Former teammate Tyler Hamilton alleged in an interview with "60 Minutes" last Sunday that Armstrong spoke of using EPO to prepare for his third Tour de France win in 2001, and that cycling's governing body helped him hide a positive test at the Swiss warm-up event.
The CBS program also reported that International Cycling Union officials brokered a meeting involving Armstrong and Saugy's World Anti-Doping Agency-accredited lab, which tested the Swiss race samples.
Armstrong made a deal with the UCI and "figured out a way for it to go away," Hamilton said.
Saugy said Friday that he did meet with Armstrong and then U.S. Postal team manager Johan Bruyneel, but not in Lausanne as Hamilton claimed and unconnected to a suspicious test result.

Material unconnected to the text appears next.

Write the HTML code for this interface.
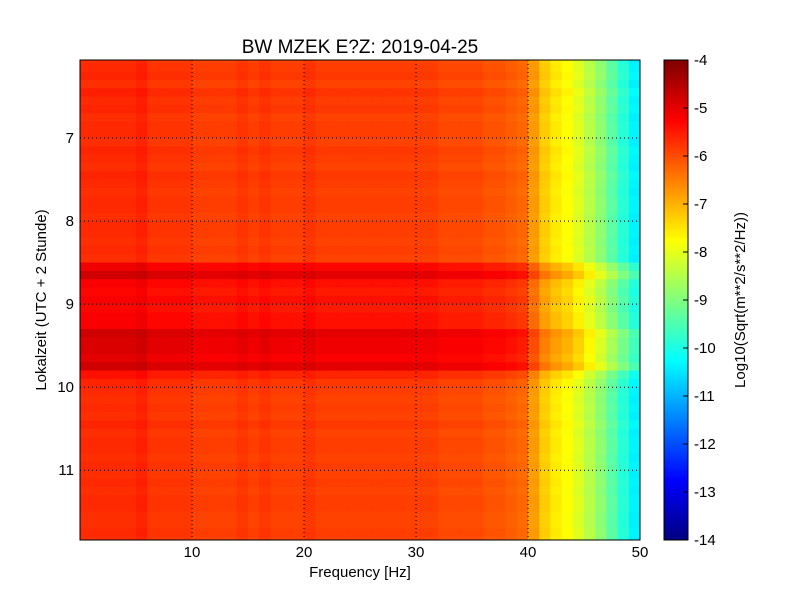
<!DOCTYPE html>
<html><head><meta charset="utf-8"><style>
body{margin:0;background:#fff;}
svg text{font-family:"Liberation Sans",sans-serif;fill:#000;}
</style></head><body>
<svg id="chart" width="800" height="600" viewBox="0 0 800 600" xmlns="http://www.w3.org/2000/svg">
<rect width="800" height="600" fill="#fff"/>
<text x="360" y="53" font-size="19" text-anchor="middle">BW MZEK E?Z: 2019-04-25</text>
<g id="cells"></g>
<g id="grid"></g>
<rect x="80" y="60" width="560" height="480" fill="none" stroke="#000" stroke-width="1"/>
<g id="axes"></g>
<text x="360" y="577" font-size="15" text-anchor="middle">Frequency [Hz]</text>
<text transform="translate(46,300) rotate(-90)" font-size="15" text-anchor="middle">Lokalzeit (UTC + 2 Stunde)</text>
<g id="cbar"></g>
<text transform="translate(745,300) rotate(-90)" font-size="15" text-anchor="middle">Log10(Sqrt(m**2/s**2/Hz))</text>
</svg>
<script>
// frequency bins (1 Hz each, lower edge)
const freqBins = [0,1,2,3,4,5,6,7,8,9,10,11,12,13,14,15,16,17,18,19,20,21,22,23,24,25,26,27,28,29,30,31,32,33,34,35,36,37,38,39,40,41,42,43,44,45,46,47,48,49];
const freqLevel = [-5.7,-5.7,-5.7,-5.7,-5.7,-5.6,-5.8,-5.8,-5.8,-5.8,-5.9,-5.9,-5.9,-5.9,-5.8,-5.9,-5.8,-5.9,-5.9,-5.9,-5.8,-5.9,-5.9,-5.9,-5.9,-5.9,-5.9,-5.9,-5.9,-5.9,-5.9,-5.9,-6.0,-6.0,-6.0,-6.0,-6.1,-6.1,-6.2,-6.3,-6.8,-7.3,-7.6,-7.8,-8.1,-8.5,-8.9,-9.4,-9.9,-10.4];
// time bins (0.1 h each, lower edge) and level offset
const timeBins = [6.0,6.1,6.2,6.3,6.4,6.5,6.6,6.7,6.8,6.9,7.0,7.1,7.2,7.3,7.4,7.5,7.6,7.7,7.8,7.9,8.0,8.1,8.2,8.3,8.4,8.5,8.6,8.7,8.8,8.9,9.0,9.1,9.2,9.3,9.4,9.5,9.6,9.7,9.8,9.9,10.0,10.1,10.2,10.3,10.4,10.5,10.6,10.7,10.8,10.9,11.0,11.1,11.2,11.3,11.4,11.5,11.6,11.7,11.8];
const timeOffset = [0,0.05,0.1,0,0.15,0.05,0.1,0,0.05,0.05,0,0.1,0.05,0,0.1,0.05,0,0.05,0.05,0,0.05,0.05,0,0.05,0,0.6,0.9,0.5,0.4,0.5,0.4,0.5,0.5,0.9,0.8,0.8,0.7,0.9,0.3,0.1,0.05,0,0.05,0,0.1,0,0.05,0.05,0,0.05,0,0.05,0,0.05,0.05,0,0,0.05,0];
const xTicks = [10,20,30,40,50];
const yTicks = [7,8,9,10,11];
const cTicks = [-4,-5,-6,-7,-8,-9,-10,-11,-12,-13,-14];

const X0=80,X1=640,Y0=60,Y1=540, T0=6.06, T1=11.84, F0=0,F1=50, CMIN=-14,CMAX=-4;
const xs = f => X0 + (f-F0)/(F1-F0)*(X1-X0);
const ys = t => Y0 + (t-T0)/(T1-T0)*(Y1-Y0);
const cs = v => 540 - (v-CMIN)/(CMAX-CMIN)*480;
function jet(v){
  let t=(v-CMIN)/(CMAX-CMIN); t=Math.max(0,Math.min(1,t));
  const c=x=>Math.round(255*Math.max(0,Math.min(1,x)));
  const r=c(Math.min(4*t-1.5,-4*t+4.5)), g=c(Math.min(4*t-0.5,-4*t+3.5)), b=c(Math.min(4*t+0.5,-4*t+2.5));
  return `rgb(${r},${g},${b})`;
}
const NS="http://www.w3.org/2000/svg";
function mk(tag,attrs,parent){const e=document.createElementNS(NS,tag);for(const k in attrs)e.setAttribute(k,attrs[k]);parent.appendChild(e);return e;}
const cells=document.getElementById('cells');
timeBins.forEach((t,i)=>{
  const ya=Math.max(Y0,ys(t)), yb=Math.min(Y1,ys(t+0.1));
  if(yb<=ya) return;
  freqBins.forEach((f,j)=>{
    const r=mk('rect',{x:xs(f),y:ya,width:xs(f+1)-xs(f)+0.5,height:yb-ya+0.5,fill:jet(freqLevel[j]+timeOffset[i])},cells);
    
    
  });
});
const grid=document.getElementById('grid'), axes=document.getElementById('axes');
xTicks.forEach(v=>{
  const x=xs(v);
  if(v<50){const l=mk('line',{x1:x,x2:x,y1:Y0,y2:Y1,stroke:'#000','stroke-dasharray':'1,3','stroke-width':1},grid);
  
  }
  const tx=mk('text',{x:x,y:557,'font-size':15,'text-anchor':'middle'},axes);tx.textContent=v;
  
  
});
yTicks.forEach(v=>{
  const y=ys(v);
  const l=mk('line',{x1:X0,x2:X1,y1:y,y2:y,stroke:'#000','stroke-dasharray':'1,3','stroke-width':1},grid);
  
  
  const tx=mk('text',{x:74,y:y+5,'font-size':15,'text-anchor':'end'},axes);tx.textContent=v;
  
  
});
const cb=document.getElementById('cbar');
for(let k=0;k<240;k++){
  const v=CMIN+(k+0.5)/240*(CMAX-CMIN);
  const r=mk('rect',{x:664,y:540-(k+1)*2,width:24,height:2.5,fill:jet(v)},cb);
  
  
}
mk('rect',{x:664,y:60,width:24,height:480,fill:'none',stroke:'#000'},cb);
cTicks.forEach(v=>{
  const y=cs(v);
  mk('line',{x1:683,x2:688,y1:y,y2:y,stroke:'#000'},cb);
  const tx=mk('text',{x:694,y:y+5,'font-size':15},cb);tx.textContent=v;
  
  
});
</script>
</body></html>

"It also wasn't about discussing a particular result or to cover up anything," said Saugy, adding that the 2002 meeting occurred during a collection of blood samples.
Saugy said he gave U.S. Postal his routine presentation about EPO testing at a time when its validity and parameters were still in question.
"I explained how the EPO test worked and why there were suspect samples as well as positive ones," he told the NZZ.
Saugy, whose lab devised the UCI's biological passport program to monitor riders' blood, said only the governing body knew who provided the four suspicious samples a decade ago.
On Monday, the UCI said it "categorically rejects" Hamilton's claims that it said were "completely unfounded."
Hein Verbruggen, who was UCI president throughout Armstrong's Tour winning streak, said the governing body "never, ever" covered up a positive test under his leadership.
Verbruggen and current president Pat McQuaid are suing cyclist Floyd Landis in a Swiss court after he accused the UCI of protecting star riders from doping allegations.
Landis and Hamilton have both confessed to doping throughout their careers after years of denials.
Both have spoken with U.S. federal investigators who are investigating an alleged doping program in Armstrong's teams.
Armstrong steadfastly denies doping and has never tested positive.
"These most recent developments debunk Sunday's "60 Minutes" story, and underscore the evil of sloppy, opportunistic attacks on a hero to those battling cancer, based on false, leaked information about long ago bicycle races in Europe," Armstrong attorney Mark Fabiani said Friday.